At first glance it looks like the demographic is horribly unbalanced. There is definitely a “hole” in the middle! However, there are some possible mitigating factors:
1. Older people might be more keen on entering early so that their plans for the summer are organised well in advance. Younger people are less organised?
2. Younger people are maybe more likely to be injured due to their faster running speeds, so only want to enter when they are more confident of being injury free?
3. Younger people’s incomes are more vulnerable to change so they are waiting to enter closer to the event (£90+ entry fee for the six days) when they are sure they can afford it?
4. Older people are more affluent and so happy to enter a long time in advance and then maybe not show up?
5. Leave is harder to arrange for younger workers?
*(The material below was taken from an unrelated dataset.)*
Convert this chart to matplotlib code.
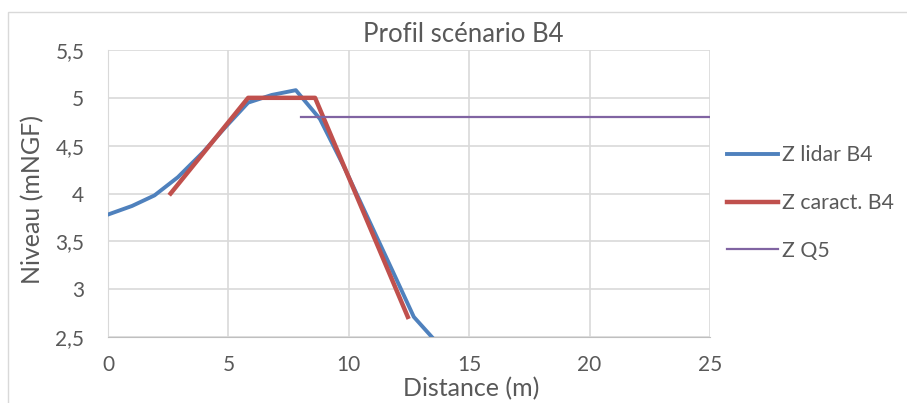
import numpy as np
import matplotlib.pyplot as plt
from matplotlib.patches import Rectangle

plt.rcParams['font.family'] = ['Lato', 'DejaVu Sans']

# Z lidar B4
lidar_x = [0, 1, 1.93, 2.9, 3.94, 4.9, 5.82, 6.8, 7.8, 8.8, 9.8, 10.8, 11.8, 12.7, 13.45]
lidar_z = [3.78, 3.87, 3.98, 4.17, 4.43, 4.70, 4.95, 5.03, 5.08, 4.78, 4.28, 3.74, 3.20, 2.71, 2.50]

# Z caract. B4
caract_x = [2.6, 5.82, 8.6, 12.45]
caract_z = [4.0, 5.0, 5.0, 2.71]

# Z Q5
q5_x = [8.0, 25.0]
q5_z = [4.8, 4.8]

x_ticks = [0, 5, 10, 15, 20, 25]
y_ticks = [2.5, 3, 3.5, 4, 4.5, 5, 5.5]
y_labels = ['2,5', '3', '3,5', '4', '4,5', '5', '5,5']

text_col = '#595959'
grid_col = '#d9d9d9'

fig = plt.figure(figsize=(9.07, 4.03), dpi=100)
W, H = 907, 403
ax = fig.add_axes([108 / W, 1 - 337 / H, (710 - 108) / W, (337 - 50) / H])

# light border of the chart area
fig.patches.append(Rectangle((8 / W, -0.1), 1.2, 1 - 12 / H + 0.1, transform=fig.transFigure,
                             fill=False, edgecolor='#d9d9d9', linewidth=1.0))

ax.plot(lidar_x, lidar_z, color='#4f81bd', lw=2.8, label='Z lidar B4', solid_joinstyle='round', zorder=3)
ax.plot(caract_x, caract_z, color='#c0504d', lw=3.2, label='Z caract. B4', solid_joinstyle='round', zorder=4)
ax.plot(q5_x, q5_z, color='#8064a2', lw=1.6, label='Z Q5', zorder=5)

ax.set_xlim(0, 25)
ax.set_ylim(2.5, 5.5)
ax.set_xticks(x_ticks)
ax.set_yticks(y_ticks)
ax.set_yticklabels(y_labels)
ax.grid(True, color=grid_col, lw=1.2)
ax.set_axisbelow(True)
for s in ['top', 'right']:
    ax.spines[s].set_visible(False)
ax.spines['left'].set_color(grid_col)
ax.spines['bottom'].set_color('#bfbfbf')
ax.tick_params(length=0, labelsize=15, labelcolor=text_col)
ax.tick_params(axis='x', pad=13)
ax.tick_params(axis='y', pad=17)

fig.text(463 / W, 1 - 34 / H, 'Profil scénario B4', fontsize=18.5, color=text_col, ha='center', va='center')
fig.text(471 / W, 1 - 389 / H, 'Distance (m)', fontsize=18, color=text_col, ha='center', va='center')
fig.text(33 / W, 1 - 200 / H, 'Niveau (mNGF)', fontsize=18, color=text_col, ha='center', va='center',
         rotation=90)

leg = ax.legend(loc='center left', bbox_to_anchor=(727 / W, 1 - 203 / H), bbox_transform=fig.transFigure,
                frameon=False, fontsize=15.3, handlelength=2.4, handletextpad=0.2, labelspacing=1.3,
                borderpad=0, borderaxespad=0)
for t in leg.get_texts():
    t.set_color(text_col)

fig.savefig('out.png', dpi=100)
6. Younger people are more weather sensitive and want to see what sort of summer it’s going to be in a notoriously wet (or midgy) part of Scotland, before entering?
Here’s what the Office of National Statistics’ population pyramid for the UK population for 2011 looks like – you can see this for yourself at the ONS website:
Bear in mind that this is just the UK population, and 20% of the entries for the S6D so far are from foreigners. The age axis for the ONS pyramid starts at zero.
(N.B. The ages for the S6D pyramid are based on the age at 31 December, rather than at the event date in August. Ages are also averaged through the age bands – 2-year for juniors, 5-year for vets – for which the data is available. I have assumed that all the M/W10s are aged 9 or 10.)